The subject of the picture is based on the Gospel accounts: Matthew 14:1–12, Mark 6:14–29, Luke 9:7–9. King Herod had unlawfully married his brother’s wife, Herodias, and John had denounced him for this, earning the king’s enmity. When Herodias’s daughter pleased the king by dancing before him, she famously asked as her reward that John’s head be brought to her on a platter. The story was a frequent subject of medieval and Renaissance painting. The legend of Salome’s presumed love for and rejection by Saint John was much embroidered over time (see the classic review by Erwin Panofsky, Problems in Titian, Mostly Iconographic, New York, 1969, pp. 42–47) and has enjoyed modern celebrity through Flaubert's Trois Contes of 1877, Oscar Wilde’s play, Salome, of 1891, and Richard Strauss’s opera, based on Wilde’s play and first performed in 1905.
Gandolfi remains faithful to the Gospel account, except in the depiction of a miraculous apparition of God and angels, with its emphasis on salvation.
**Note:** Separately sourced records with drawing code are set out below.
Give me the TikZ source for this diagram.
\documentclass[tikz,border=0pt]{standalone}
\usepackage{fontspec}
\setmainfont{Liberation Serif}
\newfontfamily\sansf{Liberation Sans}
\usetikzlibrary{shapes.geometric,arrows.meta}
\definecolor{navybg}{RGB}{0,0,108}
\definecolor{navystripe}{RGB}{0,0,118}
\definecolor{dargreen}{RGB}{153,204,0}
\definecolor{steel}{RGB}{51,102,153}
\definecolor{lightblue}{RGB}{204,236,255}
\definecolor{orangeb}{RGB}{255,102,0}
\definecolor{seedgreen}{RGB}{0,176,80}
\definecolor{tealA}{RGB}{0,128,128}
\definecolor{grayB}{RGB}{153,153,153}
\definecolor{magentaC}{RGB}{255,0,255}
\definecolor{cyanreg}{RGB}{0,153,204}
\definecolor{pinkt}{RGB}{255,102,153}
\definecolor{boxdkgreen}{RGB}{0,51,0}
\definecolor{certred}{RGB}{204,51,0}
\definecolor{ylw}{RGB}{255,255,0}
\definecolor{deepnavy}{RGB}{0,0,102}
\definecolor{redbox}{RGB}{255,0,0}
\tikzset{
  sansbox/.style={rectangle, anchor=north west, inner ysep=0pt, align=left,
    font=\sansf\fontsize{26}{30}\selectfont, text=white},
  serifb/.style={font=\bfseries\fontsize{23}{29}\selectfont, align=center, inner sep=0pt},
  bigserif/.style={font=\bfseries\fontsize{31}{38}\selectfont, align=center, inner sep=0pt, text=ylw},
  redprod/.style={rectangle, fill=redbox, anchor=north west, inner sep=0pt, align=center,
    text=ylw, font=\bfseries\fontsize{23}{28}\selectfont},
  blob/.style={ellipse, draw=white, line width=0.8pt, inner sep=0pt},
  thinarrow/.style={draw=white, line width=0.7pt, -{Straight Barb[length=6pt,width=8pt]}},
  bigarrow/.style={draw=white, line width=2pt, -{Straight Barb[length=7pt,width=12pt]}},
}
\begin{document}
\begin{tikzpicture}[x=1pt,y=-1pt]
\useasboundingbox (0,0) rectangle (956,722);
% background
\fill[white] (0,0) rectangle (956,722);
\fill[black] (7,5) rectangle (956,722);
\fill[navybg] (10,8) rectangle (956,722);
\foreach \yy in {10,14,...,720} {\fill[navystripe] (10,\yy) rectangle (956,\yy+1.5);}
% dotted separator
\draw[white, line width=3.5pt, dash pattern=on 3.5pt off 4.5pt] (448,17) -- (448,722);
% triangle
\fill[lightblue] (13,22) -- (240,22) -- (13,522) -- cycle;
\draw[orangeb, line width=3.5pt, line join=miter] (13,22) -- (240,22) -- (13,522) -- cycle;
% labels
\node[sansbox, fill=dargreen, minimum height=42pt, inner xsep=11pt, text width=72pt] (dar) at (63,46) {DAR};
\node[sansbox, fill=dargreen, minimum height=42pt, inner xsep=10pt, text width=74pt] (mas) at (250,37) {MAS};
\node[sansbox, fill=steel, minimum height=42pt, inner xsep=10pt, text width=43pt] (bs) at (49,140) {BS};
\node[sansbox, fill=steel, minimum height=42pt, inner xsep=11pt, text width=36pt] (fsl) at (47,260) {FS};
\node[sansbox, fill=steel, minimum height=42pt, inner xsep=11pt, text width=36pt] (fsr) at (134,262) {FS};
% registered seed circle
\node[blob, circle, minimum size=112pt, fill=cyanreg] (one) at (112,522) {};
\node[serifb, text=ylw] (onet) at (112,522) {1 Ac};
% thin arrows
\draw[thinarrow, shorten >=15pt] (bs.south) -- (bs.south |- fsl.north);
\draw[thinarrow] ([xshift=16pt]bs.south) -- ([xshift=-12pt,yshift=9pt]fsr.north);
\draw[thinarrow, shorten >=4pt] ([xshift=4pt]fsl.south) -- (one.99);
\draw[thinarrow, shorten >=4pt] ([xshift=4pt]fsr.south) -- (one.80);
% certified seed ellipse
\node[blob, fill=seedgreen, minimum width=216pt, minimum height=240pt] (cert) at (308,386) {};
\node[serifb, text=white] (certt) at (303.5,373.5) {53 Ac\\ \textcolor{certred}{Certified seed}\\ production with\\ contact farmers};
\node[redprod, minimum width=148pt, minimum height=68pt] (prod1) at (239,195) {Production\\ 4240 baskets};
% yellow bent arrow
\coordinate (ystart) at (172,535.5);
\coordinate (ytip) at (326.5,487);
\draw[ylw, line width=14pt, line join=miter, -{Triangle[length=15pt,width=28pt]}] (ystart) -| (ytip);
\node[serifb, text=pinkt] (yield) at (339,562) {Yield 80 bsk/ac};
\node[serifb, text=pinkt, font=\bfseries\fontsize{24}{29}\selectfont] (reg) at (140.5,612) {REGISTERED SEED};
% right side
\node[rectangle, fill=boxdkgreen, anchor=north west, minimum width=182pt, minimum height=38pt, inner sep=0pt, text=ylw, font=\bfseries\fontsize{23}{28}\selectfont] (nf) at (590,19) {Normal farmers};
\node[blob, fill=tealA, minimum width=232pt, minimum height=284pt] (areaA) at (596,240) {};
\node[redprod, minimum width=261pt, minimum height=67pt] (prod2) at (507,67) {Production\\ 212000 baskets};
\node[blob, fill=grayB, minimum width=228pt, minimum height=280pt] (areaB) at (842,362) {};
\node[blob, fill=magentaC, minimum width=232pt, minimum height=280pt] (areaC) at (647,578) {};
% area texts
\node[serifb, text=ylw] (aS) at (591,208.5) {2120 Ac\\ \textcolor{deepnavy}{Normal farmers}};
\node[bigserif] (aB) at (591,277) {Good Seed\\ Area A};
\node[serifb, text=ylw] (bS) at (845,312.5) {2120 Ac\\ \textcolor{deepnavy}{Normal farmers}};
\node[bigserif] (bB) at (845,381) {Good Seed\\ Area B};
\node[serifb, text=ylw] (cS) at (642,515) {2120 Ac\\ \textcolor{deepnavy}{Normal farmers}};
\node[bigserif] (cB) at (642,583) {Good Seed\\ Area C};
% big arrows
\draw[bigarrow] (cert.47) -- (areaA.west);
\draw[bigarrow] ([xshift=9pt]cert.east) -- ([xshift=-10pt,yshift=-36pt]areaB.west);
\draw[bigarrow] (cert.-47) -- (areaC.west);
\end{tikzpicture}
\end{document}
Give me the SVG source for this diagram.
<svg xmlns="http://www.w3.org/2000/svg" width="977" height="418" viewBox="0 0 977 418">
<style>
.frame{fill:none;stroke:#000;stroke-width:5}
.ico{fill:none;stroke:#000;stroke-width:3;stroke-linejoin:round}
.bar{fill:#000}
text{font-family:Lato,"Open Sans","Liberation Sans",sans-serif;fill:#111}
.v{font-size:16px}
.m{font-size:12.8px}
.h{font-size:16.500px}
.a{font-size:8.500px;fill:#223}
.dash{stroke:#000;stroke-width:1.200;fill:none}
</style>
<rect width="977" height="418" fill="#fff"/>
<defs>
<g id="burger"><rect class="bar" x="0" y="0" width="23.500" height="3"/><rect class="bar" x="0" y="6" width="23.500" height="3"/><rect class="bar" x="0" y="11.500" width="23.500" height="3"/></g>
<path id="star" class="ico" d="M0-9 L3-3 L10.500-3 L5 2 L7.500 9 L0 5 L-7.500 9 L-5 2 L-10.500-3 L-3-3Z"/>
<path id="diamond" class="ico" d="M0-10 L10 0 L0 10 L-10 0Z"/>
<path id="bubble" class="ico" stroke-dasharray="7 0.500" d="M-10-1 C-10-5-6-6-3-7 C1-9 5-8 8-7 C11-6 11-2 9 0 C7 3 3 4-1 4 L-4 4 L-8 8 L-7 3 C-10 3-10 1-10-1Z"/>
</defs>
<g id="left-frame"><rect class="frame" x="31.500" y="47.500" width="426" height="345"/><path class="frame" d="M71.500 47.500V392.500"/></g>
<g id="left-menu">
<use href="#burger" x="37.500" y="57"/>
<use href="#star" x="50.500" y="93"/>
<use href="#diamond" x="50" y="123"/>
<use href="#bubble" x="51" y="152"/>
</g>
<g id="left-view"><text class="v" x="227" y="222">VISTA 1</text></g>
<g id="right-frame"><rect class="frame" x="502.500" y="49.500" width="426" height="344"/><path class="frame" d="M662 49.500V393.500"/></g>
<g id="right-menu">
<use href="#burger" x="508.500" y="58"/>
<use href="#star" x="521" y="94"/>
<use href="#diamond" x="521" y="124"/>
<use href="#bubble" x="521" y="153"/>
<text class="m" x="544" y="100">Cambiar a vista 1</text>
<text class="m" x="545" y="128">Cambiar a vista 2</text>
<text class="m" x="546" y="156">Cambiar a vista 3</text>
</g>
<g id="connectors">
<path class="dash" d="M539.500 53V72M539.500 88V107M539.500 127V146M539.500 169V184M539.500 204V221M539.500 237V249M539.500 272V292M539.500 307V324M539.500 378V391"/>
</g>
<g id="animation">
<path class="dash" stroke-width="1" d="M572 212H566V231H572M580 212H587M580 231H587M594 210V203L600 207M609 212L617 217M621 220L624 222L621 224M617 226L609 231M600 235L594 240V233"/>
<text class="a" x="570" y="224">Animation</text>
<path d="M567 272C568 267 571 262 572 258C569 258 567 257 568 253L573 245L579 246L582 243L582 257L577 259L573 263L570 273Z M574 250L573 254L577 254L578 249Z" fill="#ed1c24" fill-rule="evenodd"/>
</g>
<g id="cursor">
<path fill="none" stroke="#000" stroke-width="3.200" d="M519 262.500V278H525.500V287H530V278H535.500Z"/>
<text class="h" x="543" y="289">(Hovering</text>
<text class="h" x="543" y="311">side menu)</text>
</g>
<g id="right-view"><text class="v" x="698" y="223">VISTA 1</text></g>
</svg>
The site depicted in the picture is a prison cell defined by a flight of stairs, a barred window, and a stone block to which Saint John is chained—as described in Matthew. A reed cross—the saint’s traditional symbol—is propped against the bottom step. The foreground is dominated by a vigorously posed, sword-wielding executioner who rolls up his sleeve in preparation for beheading the saint, shown kneeling, his hands placed affectingly over his breast, his head bowed in prayer. The cell is invaded by a host of angels who minister to the saint: a flying cherub extends the lily of martyrdom to him while in the background a female figure holds the gold charger on which his head will be placed to present to King Herod; above, in the clouds, God the Father spreads open his arms to receive the saint’s soul into heaven. Gandolfi sets off his dramatic staging of the scene by the striking contrasts of light and shadow and the brilliance of the brushwork.
The work was unknown to the literature prior its rediscovery in 2013. However, it can be traced back to Vercelli in the middle of the nineteenth century, when it belonged to a restorer (had he received it in payment for work for the church of San Michele?), and thence to Vienna, where it was owned by the same family for upwards of one hundred years. Two compositional drawings exist: one in Palazzo Rosso, Genoa (for which see Prisco Bagni, I Gandolfi: affreschi, dipinti, bozzetti, disegni, [Bologna], 1992, p. 726, no. 708, ill.), the other sold at Sotheby’s, London, in 1998.